═══ Given records

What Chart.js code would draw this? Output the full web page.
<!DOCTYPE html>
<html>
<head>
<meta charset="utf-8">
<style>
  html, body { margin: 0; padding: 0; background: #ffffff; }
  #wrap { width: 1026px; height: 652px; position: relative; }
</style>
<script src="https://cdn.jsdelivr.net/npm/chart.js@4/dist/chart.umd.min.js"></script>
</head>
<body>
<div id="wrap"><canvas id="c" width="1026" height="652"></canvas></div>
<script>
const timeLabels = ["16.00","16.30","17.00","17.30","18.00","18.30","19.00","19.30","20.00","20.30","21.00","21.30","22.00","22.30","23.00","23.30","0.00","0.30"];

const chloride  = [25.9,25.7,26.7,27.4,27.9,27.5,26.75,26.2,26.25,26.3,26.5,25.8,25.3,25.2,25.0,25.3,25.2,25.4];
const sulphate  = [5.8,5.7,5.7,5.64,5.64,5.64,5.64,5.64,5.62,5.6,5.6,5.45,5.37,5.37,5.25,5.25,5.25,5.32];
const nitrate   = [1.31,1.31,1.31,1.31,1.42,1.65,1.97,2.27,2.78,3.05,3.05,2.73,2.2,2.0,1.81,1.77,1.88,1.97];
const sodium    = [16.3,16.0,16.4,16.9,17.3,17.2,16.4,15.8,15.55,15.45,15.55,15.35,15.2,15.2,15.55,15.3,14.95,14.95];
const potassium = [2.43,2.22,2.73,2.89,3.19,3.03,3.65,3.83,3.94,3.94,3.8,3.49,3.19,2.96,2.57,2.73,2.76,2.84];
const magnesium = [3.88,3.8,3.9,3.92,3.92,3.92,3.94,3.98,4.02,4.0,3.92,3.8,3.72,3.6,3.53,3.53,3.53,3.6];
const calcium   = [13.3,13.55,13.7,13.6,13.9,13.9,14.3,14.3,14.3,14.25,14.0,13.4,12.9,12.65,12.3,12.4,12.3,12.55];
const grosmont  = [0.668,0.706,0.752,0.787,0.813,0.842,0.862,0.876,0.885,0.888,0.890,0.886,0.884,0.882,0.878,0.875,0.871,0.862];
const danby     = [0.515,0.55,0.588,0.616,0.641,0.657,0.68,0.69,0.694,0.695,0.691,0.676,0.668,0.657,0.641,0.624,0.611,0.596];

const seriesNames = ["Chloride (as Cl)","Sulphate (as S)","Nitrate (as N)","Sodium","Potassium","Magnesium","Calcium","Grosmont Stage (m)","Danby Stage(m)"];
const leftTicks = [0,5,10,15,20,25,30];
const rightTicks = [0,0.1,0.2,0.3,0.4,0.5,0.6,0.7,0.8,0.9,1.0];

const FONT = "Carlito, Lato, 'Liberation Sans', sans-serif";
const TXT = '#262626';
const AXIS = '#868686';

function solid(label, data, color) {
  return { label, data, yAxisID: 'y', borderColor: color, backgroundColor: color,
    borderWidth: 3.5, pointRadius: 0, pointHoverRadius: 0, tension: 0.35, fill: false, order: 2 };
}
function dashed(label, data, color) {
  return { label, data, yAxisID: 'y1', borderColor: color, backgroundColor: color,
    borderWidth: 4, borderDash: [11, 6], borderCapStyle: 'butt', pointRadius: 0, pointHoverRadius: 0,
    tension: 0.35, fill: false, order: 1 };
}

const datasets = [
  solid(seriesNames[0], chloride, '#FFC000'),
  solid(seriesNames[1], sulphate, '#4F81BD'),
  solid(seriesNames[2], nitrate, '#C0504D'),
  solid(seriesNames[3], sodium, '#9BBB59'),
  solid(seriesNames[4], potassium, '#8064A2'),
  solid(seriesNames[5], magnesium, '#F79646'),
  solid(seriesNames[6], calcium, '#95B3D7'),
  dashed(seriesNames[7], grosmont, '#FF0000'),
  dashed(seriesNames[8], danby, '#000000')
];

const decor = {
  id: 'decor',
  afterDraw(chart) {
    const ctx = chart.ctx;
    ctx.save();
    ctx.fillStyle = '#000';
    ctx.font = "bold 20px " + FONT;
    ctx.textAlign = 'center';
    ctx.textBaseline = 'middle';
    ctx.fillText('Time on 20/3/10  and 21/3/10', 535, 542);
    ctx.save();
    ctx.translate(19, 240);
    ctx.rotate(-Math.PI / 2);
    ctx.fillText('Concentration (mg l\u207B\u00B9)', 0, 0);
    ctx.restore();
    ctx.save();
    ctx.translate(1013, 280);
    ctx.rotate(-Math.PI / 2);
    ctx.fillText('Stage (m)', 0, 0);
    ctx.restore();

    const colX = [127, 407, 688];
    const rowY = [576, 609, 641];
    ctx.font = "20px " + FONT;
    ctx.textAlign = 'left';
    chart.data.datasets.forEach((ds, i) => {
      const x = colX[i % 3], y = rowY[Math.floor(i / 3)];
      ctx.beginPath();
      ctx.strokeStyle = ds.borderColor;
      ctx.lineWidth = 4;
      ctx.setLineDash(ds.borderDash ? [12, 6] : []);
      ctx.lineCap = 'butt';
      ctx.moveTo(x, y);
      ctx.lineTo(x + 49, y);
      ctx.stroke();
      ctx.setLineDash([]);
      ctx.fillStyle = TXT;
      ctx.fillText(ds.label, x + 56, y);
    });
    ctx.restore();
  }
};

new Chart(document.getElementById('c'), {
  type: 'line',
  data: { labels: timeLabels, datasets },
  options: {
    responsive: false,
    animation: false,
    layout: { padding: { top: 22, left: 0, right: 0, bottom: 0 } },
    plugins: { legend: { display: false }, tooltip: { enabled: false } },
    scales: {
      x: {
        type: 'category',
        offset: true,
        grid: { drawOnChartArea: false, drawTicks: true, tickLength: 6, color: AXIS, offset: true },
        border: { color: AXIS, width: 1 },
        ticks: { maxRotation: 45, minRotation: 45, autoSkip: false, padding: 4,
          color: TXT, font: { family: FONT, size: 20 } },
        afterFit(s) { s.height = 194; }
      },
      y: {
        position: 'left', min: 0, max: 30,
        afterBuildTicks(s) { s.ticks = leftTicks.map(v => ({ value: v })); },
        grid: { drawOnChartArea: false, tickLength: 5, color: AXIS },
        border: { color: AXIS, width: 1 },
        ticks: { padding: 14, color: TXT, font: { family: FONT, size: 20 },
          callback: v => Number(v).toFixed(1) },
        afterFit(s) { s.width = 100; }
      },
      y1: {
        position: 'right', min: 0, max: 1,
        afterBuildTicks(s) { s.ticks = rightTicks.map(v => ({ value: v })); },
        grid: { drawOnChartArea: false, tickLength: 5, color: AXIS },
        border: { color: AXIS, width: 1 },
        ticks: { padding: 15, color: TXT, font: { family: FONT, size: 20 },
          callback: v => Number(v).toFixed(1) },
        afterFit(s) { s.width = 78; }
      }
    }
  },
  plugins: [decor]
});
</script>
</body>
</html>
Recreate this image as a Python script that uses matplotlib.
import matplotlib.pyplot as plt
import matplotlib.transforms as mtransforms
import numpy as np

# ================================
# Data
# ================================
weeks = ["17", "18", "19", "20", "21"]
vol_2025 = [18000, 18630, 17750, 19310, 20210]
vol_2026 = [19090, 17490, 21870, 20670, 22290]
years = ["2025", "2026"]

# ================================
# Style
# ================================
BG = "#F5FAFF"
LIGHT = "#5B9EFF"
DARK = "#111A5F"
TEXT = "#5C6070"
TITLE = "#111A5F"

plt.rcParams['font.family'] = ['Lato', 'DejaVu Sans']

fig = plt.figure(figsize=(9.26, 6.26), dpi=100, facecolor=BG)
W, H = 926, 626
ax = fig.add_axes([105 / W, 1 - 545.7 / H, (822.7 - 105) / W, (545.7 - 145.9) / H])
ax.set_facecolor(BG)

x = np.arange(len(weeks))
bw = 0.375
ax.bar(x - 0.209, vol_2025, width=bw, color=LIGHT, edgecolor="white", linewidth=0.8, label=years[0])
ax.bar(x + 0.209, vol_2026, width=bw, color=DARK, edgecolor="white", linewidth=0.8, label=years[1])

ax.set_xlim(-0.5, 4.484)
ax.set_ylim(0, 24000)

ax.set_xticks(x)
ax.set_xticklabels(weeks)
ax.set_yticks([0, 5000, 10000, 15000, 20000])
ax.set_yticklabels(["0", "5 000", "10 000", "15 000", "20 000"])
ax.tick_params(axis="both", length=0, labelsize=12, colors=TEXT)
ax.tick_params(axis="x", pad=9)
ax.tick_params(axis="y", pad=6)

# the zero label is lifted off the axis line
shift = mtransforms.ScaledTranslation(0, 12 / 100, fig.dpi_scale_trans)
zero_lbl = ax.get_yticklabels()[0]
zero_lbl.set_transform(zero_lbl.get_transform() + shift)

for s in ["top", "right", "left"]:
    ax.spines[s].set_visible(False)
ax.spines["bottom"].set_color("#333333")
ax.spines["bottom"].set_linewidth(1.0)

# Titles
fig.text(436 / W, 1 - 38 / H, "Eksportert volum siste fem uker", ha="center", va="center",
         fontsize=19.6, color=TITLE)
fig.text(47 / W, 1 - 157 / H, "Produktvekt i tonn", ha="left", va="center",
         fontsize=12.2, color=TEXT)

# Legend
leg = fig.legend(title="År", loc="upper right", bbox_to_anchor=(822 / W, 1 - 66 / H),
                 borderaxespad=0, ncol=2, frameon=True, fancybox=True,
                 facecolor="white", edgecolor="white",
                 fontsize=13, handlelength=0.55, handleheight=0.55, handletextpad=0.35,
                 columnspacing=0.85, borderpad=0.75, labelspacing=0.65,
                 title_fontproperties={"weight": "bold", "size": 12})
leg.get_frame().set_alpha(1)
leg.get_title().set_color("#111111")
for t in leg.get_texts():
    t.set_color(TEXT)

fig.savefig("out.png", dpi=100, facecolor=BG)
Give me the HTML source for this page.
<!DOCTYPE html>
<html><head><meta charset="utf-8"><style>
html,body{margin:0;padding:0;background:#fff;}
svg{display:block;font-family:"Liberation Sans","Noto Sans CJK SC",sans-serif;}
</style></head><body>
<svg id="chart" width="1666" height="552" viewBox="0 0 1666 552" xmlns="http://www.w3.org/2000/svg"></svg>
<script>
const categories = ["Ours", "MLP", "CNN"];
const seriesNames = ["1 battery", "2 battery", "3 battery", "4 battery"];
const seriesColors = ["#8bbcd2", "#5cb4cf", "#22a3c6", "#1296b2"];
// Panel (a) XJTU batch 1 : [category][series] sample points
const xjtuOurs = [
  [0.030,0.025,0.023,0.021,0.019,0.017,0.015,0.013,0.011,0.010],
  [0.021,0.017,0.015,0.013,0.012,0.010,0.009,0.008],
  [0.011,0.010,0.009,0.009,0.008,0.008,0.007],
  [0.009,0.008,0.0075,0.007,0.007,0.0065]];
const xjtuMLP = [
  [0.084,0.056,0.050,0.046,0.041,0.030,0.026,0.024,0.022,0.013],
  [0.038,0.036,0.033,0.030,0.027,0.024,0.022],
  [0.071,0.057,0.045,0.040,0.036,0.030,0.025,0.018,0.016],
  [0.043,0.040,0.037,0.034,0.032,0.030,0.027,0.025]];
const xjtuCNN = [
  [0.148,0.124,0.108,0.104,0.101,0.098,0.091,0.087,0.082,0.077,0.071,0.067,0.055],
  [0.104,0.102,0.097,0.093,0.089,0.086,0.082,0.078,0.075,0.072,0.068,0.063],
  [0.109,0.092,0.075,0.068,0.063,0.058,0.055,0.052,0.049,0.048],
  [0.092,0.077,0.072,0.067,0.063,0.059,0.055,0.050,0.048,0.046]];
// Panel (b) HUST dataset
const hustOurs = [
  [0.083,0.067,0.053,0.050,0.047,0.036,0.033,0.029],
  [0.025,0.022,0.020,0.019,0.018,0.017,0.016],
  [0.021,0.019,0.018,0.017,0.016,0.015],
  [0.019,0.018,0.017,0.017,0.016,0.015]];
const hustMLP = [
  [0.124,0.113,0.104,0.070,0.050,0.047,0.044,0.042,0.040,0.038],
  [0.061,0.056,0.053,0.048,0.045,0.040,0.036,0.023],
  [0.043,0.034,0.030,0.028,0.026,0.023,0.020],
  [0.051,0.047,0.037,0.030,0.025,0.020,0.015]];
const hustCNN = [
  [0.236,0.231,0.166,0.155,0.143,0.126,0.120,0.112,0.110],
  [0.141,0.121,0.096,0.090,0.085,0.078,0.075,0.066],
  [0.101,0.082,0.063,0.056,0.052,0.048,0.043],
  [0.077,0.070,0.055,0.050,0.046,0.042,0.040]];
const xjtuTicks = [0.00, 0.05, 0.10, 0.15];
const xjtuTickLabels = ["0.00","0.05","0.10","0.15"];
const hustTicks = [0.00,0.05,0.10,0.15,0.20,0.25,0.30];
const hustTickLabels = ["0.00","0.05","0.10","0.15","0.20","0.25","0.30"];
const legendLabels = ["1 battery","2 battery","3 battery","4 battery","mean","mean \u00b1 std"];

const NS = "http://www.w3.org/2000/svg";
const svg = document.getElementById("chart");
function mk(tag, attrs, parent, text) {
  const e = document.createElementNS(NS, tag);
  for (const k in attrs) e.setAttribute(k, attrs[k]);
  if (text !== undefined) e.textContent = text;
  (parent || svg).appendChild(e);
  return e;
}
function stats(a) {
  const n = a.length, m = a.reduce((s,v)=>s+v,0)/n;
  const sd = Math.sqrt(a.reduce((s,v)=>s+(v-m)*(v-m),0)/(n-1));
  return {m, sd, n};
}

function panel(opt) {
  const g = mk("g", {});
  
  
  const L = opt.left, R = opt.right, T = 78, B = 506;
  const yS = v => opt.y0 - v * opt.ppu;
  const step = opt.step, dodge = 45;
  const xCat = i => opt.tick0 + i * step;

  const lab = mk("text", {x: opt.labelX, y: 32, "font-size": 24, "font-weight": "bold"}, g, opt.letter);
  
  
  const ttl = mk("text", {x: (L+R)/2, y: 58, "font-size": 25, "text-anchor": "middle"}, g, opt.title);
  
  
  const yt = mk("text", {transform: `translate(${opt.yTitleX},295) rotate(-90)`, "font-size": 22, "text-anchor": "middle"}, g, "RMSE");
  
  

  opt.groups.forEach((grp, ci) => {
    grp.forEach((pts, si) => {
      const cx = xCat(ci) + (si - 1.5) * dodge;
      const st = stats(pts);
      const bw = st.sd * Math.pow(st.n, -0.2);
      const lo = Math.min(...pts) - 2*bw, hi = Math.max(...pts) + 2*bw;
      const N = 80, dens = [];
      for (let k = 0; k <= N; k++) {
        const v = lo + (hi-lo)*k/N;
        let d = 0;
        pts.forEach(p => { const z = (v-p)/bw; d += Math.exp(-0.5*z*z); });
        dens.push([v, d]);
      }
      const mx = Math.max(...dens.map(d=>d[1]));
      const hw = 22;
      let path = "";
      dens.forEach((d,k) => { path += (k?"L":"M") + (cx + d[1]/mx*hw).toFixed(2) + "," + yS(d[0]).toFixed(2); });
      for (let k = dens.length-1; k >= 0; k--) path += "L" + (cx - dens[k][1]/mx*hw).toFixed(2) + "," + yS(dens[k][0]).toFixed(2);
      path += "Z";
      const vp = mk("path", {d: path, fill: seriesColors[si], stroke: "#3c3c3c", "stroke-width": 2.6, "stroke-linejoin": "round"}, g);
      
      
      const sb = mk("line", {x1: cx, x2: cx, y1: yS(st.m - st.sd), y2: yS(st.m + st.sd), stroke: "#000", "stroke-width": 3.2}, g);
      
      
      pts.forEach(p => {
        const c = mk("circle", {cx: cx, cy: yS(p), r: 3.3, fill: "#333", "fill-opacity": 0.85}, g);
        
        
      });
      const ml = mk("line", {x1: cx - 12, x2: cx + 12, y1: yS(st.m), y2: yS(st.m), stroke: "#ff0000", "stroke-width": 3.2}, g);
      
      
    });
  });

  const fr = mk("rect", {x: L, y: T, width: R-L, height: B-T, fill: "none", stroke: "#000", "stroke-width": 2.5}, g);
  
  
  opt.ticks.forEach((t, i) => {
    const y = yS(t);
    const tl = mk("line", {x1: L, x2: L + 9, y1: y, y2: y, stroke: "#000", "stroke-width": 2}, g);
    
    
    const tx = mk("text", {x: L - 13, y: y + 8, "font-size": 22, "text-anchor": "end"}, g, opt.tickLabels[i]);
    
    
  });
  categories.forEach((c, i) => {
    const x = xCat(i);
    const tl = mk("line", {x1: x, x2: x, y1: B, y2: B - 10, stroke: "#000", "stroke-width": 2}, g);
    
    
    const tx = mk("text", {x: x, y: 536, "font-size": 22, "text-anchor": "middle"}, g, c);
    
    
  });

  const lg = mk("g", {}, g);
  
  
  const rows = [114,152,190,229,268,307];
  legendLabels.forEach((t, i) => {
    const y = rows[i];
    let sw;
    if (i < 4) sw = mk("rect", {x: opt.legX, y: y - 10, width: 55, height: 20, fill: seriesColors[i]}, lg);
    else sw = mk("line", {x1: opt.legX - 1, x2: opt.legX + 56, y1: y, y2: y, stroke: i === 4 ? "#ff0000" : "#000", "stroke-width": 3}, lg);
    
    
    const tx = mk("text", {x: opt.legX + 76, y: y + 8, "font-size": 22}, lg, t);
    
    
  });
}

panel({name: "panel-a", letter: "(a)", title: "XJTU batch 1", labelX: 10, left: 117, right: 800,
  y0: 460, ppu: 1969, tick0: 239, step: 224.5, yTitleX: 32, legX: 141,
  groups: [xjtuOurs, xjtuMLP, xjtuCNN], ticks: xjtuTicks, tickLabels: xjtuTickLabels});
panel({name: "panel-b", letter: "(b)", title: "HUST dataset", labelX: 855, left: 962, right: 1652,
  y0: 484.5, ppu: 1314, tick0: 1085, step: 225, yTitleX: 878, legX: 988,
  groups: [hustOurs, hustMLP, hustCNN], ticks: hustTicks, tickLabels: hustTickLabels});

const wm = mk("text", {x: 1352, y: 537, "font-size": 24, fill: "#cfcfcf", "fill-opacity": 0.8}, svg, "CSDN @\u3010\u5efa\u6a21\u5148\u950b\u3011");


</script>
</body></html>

══════

| Direction |
Above are the records. Identify each line that contains the word "this".

| Written answer |
What Chart.js code would draw this? Output the full web page.
Recreate this image as a Python script that uses matplotlib.
Give me the HTML source for this page.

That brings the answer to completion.